Sonntag, 14. Januar 2007

Grosszügigkeit

Gestern noch wollte ich Dir von meinem wiederentdeckten Studentenleben erzählen. Doch mit der gestrigen Charity Party der hiesigen Expat Community zugunsten der School for Life hat sich ein anderes Thema in den Vordergrund gedrängt. Wohltägigkeit und in einem weiteren Rahmen Grosszügigkeit. Erinnerungen an die Kindheit werden wach, wie ich im Kindergarten und zuhause vor Weihnachten jeweils Weihnachtsgeschenke für Eltern, Grosseltern und Onkel und Tanten gebastelt hatte. Freudig. Dann später in der Schule und im Gymnasium hatte ich nicht mehr soviel Zeit, dafür eigenes Taschengeld. Und so begannen die Weihnachtsgeschenkeinkaufsräusche. Anfangs fühlte es sich gut an, sich diesen gleissenden, sinnenbetörenden Erlebnissen hinzugeben. Aber von Jahr zu Jahr wurde der Weihnachtsrummel hektischer und stressiger und es wurde immer schwieriger, die richtigen Geschenke zu finden. Sie sollten ja nützlich sein und den Beschenkten erfreuen. Meine Freude zu Schenken hatte sich schon längst in Stress und unangenehme Pflicht verwandelt, was sich in einem ausgeprägten Weihnachtskoller und später Weihnachtsflucht in tropische Inselparadiese ausdrückte. Damit war ich nicht allein. Denn schliesslich vereinbarten wir in der Familie Geschenkverzicht so ähnlich wie Waffenstillstand. Oder wie die kanadische Regierung 1884 die Potlach-Feste verbot.

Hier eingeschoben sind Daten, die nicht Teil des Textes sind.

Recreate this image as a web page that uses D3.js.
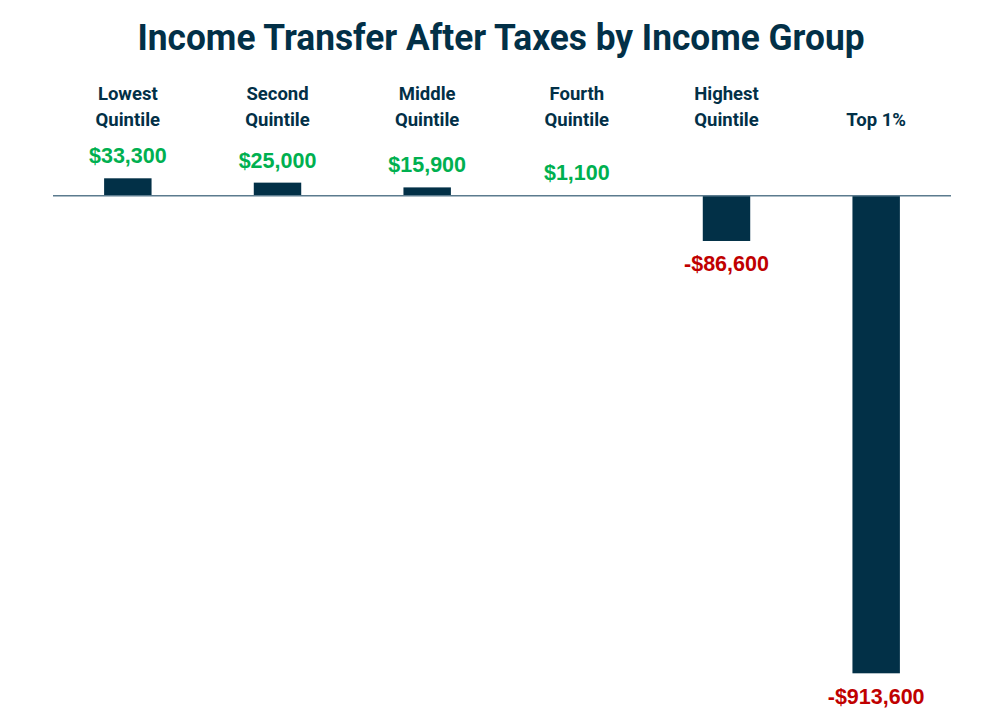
<!DOCTYPE html>
<html>
<head>
<meta charset="utf-8">
<script src="https://cdn.jsdelivr.net/npm/d3@7"></script>
<style>
  body { margin: 0; background: #fff; }
</style>
</head>
<body>
<div id="chart"></div>
<script>
// 数据
const groups = ["Lowest Quintile", "Second Quintile", "Middle Quintile", "Fourth Quintile", "Highest Quintile", "Top 1%"];
const labelLines = [["Lowest", "Quintile"], ["Second", "Quintile"], ["Middle", "Quintile"], ["Fourth", "Quintile"], ["Highest", "Quintile"], ["Top 1%"]];
const transfers = [33300, 25000, 15900, 1100, -86600, -913600];

const width = 1000, height = 725;
const navy = "#023047";

const svg = d3.select("#chart")
  .append("svg")
  .attr("width", width)
  .attr("height", height);

// 标题
svg.append("text")
  .attr("x", 501)
  .attr("y", 50)
  .attr("text-anchor", "middle")
  .attr("font-family", "Roboto, sans-serif")
  .attr("font-weight", 700)
  .attr("font-size", "37px")
  .attr("fill", navy)
  .attr("textLength", 727)
  .attr("lengthAdjust", "spacingAndGlyphs")
  .text("Income Transfer After Taxes by Income Group");

const x = d3.scaleBand()
  .domain(groups)
  .range([53, 951])
  .paddingInner(0.683)
  .paddingOuter(0.3415);

const y = d3.scaleLinear()
  .domain([-913600, 33300])
  .range([673.3, 178.3]);

// 柱子
svg.selectAll(".bar")
  .data(transfers)
  .join("rect")
  .attr("class", "bar")
  .attr("x", (d, i) => x(groups[i]))
  .attr("width", x.bandwidth())
  .attr("y", d => y(Math.max(0, d)))
  .attr("height", d => Math.abs(y(d) - y(0)))
  .attr("fill", navy);

// 零线
svg.append("line")
  .attr("x1", 53)
  .attr("x2", 951)
  .attr("y1", y(0))
  .attr("y2", y(0))
  .attr("stroke", "#5b7b8e")
  .attr("stroke-width", 1.5);

// 分类标签（底部对齐）
const cats = svg.selectAll(".cat")
  .data(labelLines)
  .join("text")
  .attr("class", "cat")
  .attr("text-anchor", "middle")
  .attr("font-family", "Roboto, sans-serif")
  .attr("font-weight", 700)
  .attr("font-size", "18.5px")
  .attr("fill", navy);

cats.each(function (lines, i) {
  const cx = x(groups[i]) + x.bandwidth() / 2;
  d3.select(this).selectAll("tspan")
    .data(lines)
    .join("tspan")
    .attr("x", cx)
    .attr("y", (l, j) => 126 - (lines.length - 1 - j) * 26)
    .text(l => l);
});

// 数值标签
const fmt = d => (d < 0 ? "-$" : "$") + d3.format(",")(Math.abs(d));

svg.selectAll(".val")
  .data(transfers)
  .join("text")
  .attr("class", "val")
  .attr("x", (d, i) => x(groups[i]) + x.bandwidth() / 2)
  .attr("y", d => d >= 0 ? y(d) - 15 : y(d) + 30.5)
  .attr("text-anchor", "middle")
  .attr("font-family", "'Liberation Sans', Arial, sans-serif")
  .attr("font-weight", 700)
  .attr("font-size", "21.5px")
  .attr("fill", d => d >= 0 ? "#00b050" : "#c00000")
  .text(fmt);
</script>
</body>
</html>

Wahrscheinlich sind es all die mit kindlichem Schenkfrust verbundenen Gefühle und Wertvorstellungen, die mich jeweils an Charity Parties lawinenartig überfallen. Und doch ging ich gestern zum zweiten Mal hin. Nahm mir vor, offen zu sein, ganz mich selber zu bleiben. Das blieb ich dann auch natürlich mit all meinen alten Prägungen und der Gefühlssturm wühlte grosse Wellen auf im stillen See. OK, Wellen anschauen.
Wie kann ich meine Grosszügigkeit stärken? Weise Lehrer empfehlen, über den Tod zu reflektieren.
Was ist sicher im Leben? Dass ich sterben werde.
Wann werde ich sterben? Vielleicht morgen, in einer Woche, in einem Monat, in 1 Jahr, in 10 Jahren, in 20 Jahren, in 50 Jahren?
Wie werde ich sterben? An Krankheit, von einem Auto überfahren, erstochen, erschlagen, erstickt, verhungert?
Was ist wichtig, im Moment des Todes? Die Höhe meines Bankkontos, die Kleider, die ich trage, das Haus, in dem ich lebe, die Beziehungen, die ich habe oder der innere Friede und die Freude darüber, mein Leben genutzt zu haben um Gutes und Heilsames für mich und andere getan zu haben? Lächelnd und ein bisschen weiser zu sterben als ich geboren wurde.
Den Wunsch nach Weisheit prognostizieren jetzt auch die Zukunftsforscher. Aber warum warten bis 2067?